Applied Energy, Vol.237, 534-548, 2019
An integrated, solar-driven membrane distillation system for water purification and energy generation
Utilising solar thermal energy for membrane distillation desalination represents a green and sustainable solution for building environments in regions with a high correlation between water shortage and high solar irradiance. Today's solar thermal-driven membrane distillation systems are designed with physically separated solar thermal collectors (e.g. flat plate or evacuated solar thermal collectors) and membrane distillation modules. In these systems, a thermal storage tank, a heat exchanger, and complex plumbing arrangements are required to control the heat and mass transfer between the solar collectors and the membrane distillation unit(s). Due to their high complexity and high capital/operational costs, these systems are rarely installed in buildings. To overcome these weaknesses, the present work conducts an experimental and numerical feasibility study of an integrated solar membrane distillation prototype (with the membrane distillation modules built directly into the evacuated solar tubes) for both potable water and/or thermal energy production.
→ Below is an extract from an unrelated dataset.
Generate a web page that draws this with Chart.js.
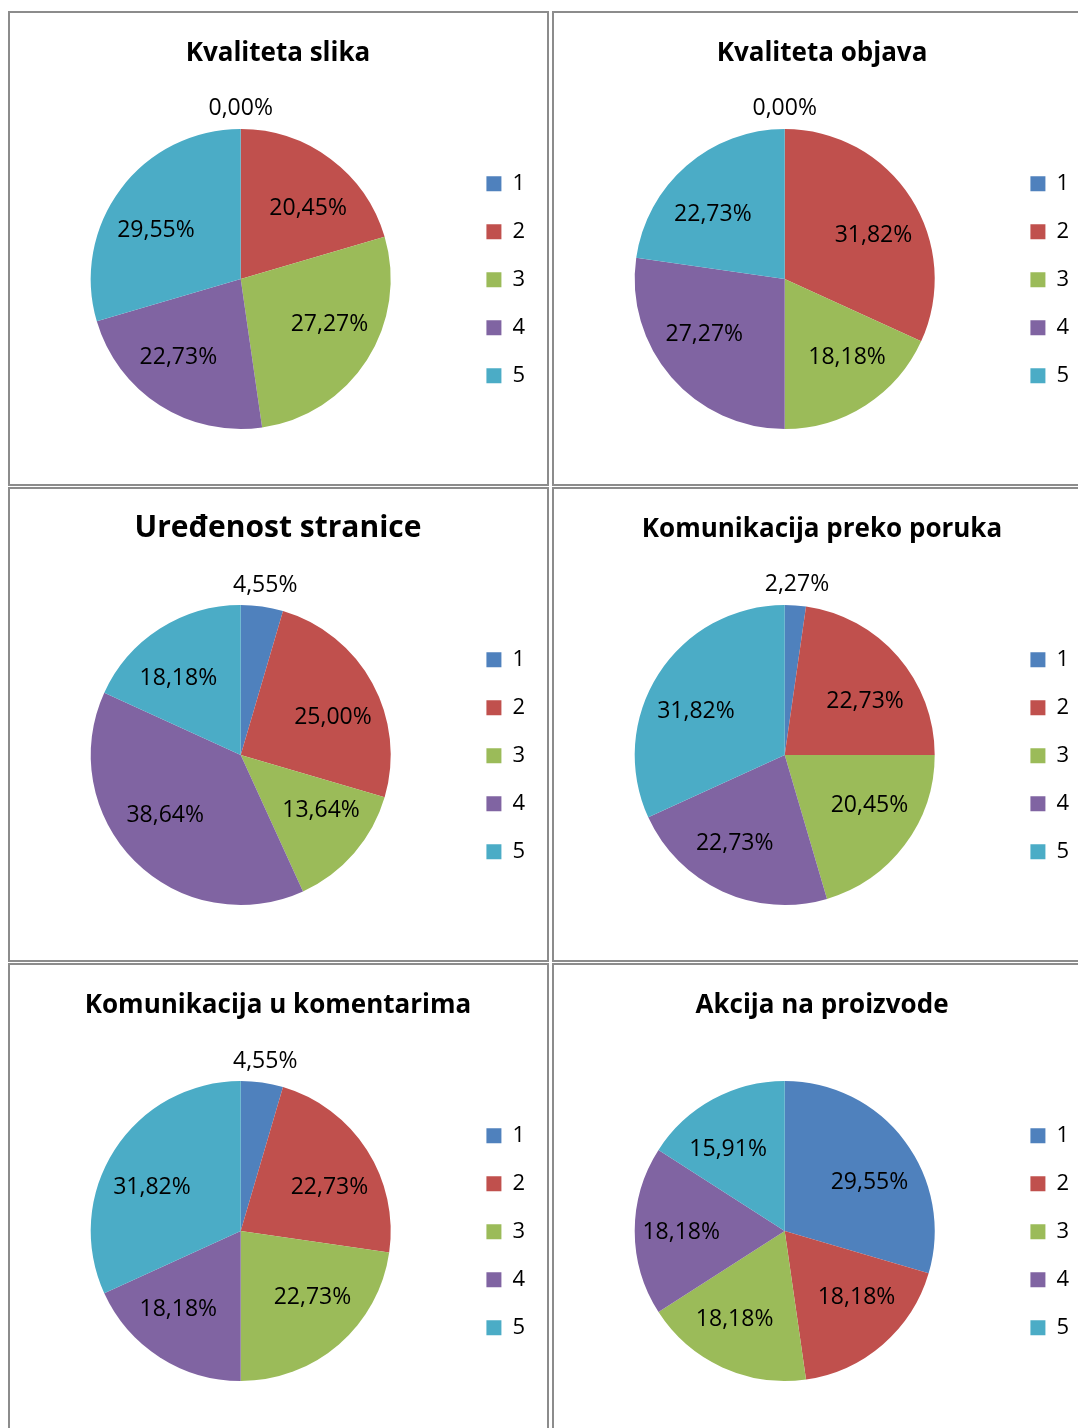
<!DOCTYPE html>
<html>
<head>
<meta charset="utf-8">
<script src="https://cdn.jsdelivr.net/npm/chart.js@4.4.1/dist/chart.umd.min.js"></script>
<style>
  html, body { margin: 0; padding: 0; background: #fff; overflow: hidden; width: 1078px; height: 1428px; }
  .cell { position: absolute; box-sizing: border-box; width: 541px; height: 475px; border: 2px solid #8c8c8c; background: #fff; }
  .cell canvas { display: block; }
</style>
</head>
<body>
<div class="cell" style="left:8px;top:11px"><canvas id="c1" width="537" height="471"></canvas></div>
<div class="cell" style="left:552px;top:11px"><canvas id="c2" width="537" height="471"></canvas></div>
<div class="cell" style="left:8px;top:487px"><canvas id="c3" width="537" height="471"></canvas></div>
<div class="cell" style="left:552px;top:487px"><canvas id="c4" width="537" height="471"></canvas></div>
<div class="cell" style="left:8px;top:963px"><canvas id="c5" width="537" height="471"></canvas></div>
<div class="cell" style="left:552px;top:963px"><canvas id="c6" width="537" height="471"></canvas></div>
<script>
// ocjene 1-5, udio odgovora u %
const categories = ['1', '2', '3', '4', '5'];

const kvalitetaSlika = [0, 20.45, 27.27, 22.73, 29.55];
const kvalitetaObjava = [0, 31.82, 18.18, 27.27, 22.73];
const uredenostStranice = [4.55, 25.00, 13.64, 38.64, 18.18];
const komunikacijaPoruke = [2.27, 22.73, 20.45, 22.73, 31.82];
const komunikacijaKomentari = [4.55, 22.73, 22.73, 18.18, 31.82];
const akcijaProizvodi = [29.55, 18.18, 18.18, 18.18, 15.91];

const colors = ['#4F81BD', '#C0504D', '#9BBB59', '#8064A2', '#4BACC6'];

Chart.defaults.font.family = "'Open Sans', sans-serif";
Chart.defaults.color = '#000';

// postoci na kriskama (mali udjeli idu izvan kruga)
const pctLabels = {
  id: 'pctLabels',
  afterDatasetsDraw(chart) {
    const ctx = chart.ctx;
    const values = chart.data.datasets[0].data;
    ctx.save();
    ctx.font = "23px 'Open Sans', sans-serif";
    ctx.fillStyle = '#000';
    ctx.textAlign = 'center';
    ctx.textBaseline = 'middle';
    chart.getDatasetMeta(0).data.forEach((arc, i) => {
      const p = arc.getProps(['x', 'y', 'startAngle', 'endAngle', 'outerRadius'], true);
      let a = (p.startAngle + p.endAngle) / 2;
      let r;
      if (values[i] < 5) {
        r = p.outerRadius + 22;
      } else {
        // otprilike kao Excelov "best fit": malo prema vodoravnoj osi
        r = p.outerRadius * (0.64 + 0.05 * Math.abs(Math.cos(2 * a)));
        a = a - 0.12 * Math.sin(2 * a);
      }
      const txt = values[i].toFixed(2).replace('.', ',') + '%';
      ctx.fillText(txt, p.x + Math.cos(a) * r, p.y + Math.sin(a) * r + 1);
    });
    ctx.restore();
  }
};

function makePie(id, title, values, titleSize) {
  const lh = titleSize * 1.2;
  const padTop = (titleSize > 26 ? 39 : 41) - lh / 2;
  new Chart(document.getElementById(id), {
    type: 'pie',
    data: {
      labels: categories,
      datasets: [{
        data: values,
        backgroundColor: colors,
        borderWidth: 0
      }]
    },
    options: {
      responsive: false,
      animation: false,
      layout: { padding: { left: 11, right: 12, top: 0, bottom: 55 } },
      plugins: {
        title: {
          display: true,
          text: title,
          font: { size: titleSize, weight: 'bold' },
          padding: { top: padTop, bottom: 116 - padTop - lh }
        },
        legend: {
          position: 'right',
          align: 'center',
          // prazan naslov legende samo spušta stavke do sredine kruga
          title: { display: true, text: ' ', padding: { top: 51.5, bottom: 51.5 } },
          labels: {
            boxWidth: 15,
            boxHeight: 15,
            padding: 26,
            font: { size: 22 }
          }
        },
        tooltip: { enabled: false }
      }
    },
    plugins: [pctLabels]
  });
}

makePie('c1', 'Kvaliteta slika', kvalitetaSlika, 26);
makePie('c2', 'Kvaliteta objava', kvalitetaObjava, 26);
makePie('c3', 'Uređenost stranice', uredenostStranice, 30);
makePie('c4', 'Komunikacija preko poruka', komunikacijaPoruke, 26);
makePie('c5', 'Komunikacija u komentarima', komunikacijaKomentari, 26);
makePie('c6', 'Akcija na proizvode', akcijaProizvodi, 26);
</script>
</body>
</html>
To the best of the authors' knowledge, this elegant combination of an evacuated tube solar collector and a membrane distillation unit represents an innovative approach which couples two well-developed technologies into an efficient, yet relatively low cost, hybrid energy-water production system. Our experimental results revealed that 4-10 L per square meter of membrane area per hour of permeate flux is achievable when the feed temperature ranges from 50 to 70 degrees C, achieving a salinity level of 10-200 ppm from a 35,000 ppm (e.g. the salinity of seawater) feed. It was found that a system with a solar absorbing area of 1.6 m(2) integrated with similar to 0.2 m(2) of membranes can produce similar to 4 L of drinkable water and similar to 4.5 kWh of heat energy (at 45 degrees C) per day (with an average daily solar exposure of 4 kWh/m(2)). We envision that this design could be beneficially deployed on the rooftops of residential and commercial buildings-buildings which require a continual supply of both potable water and domestic hot water.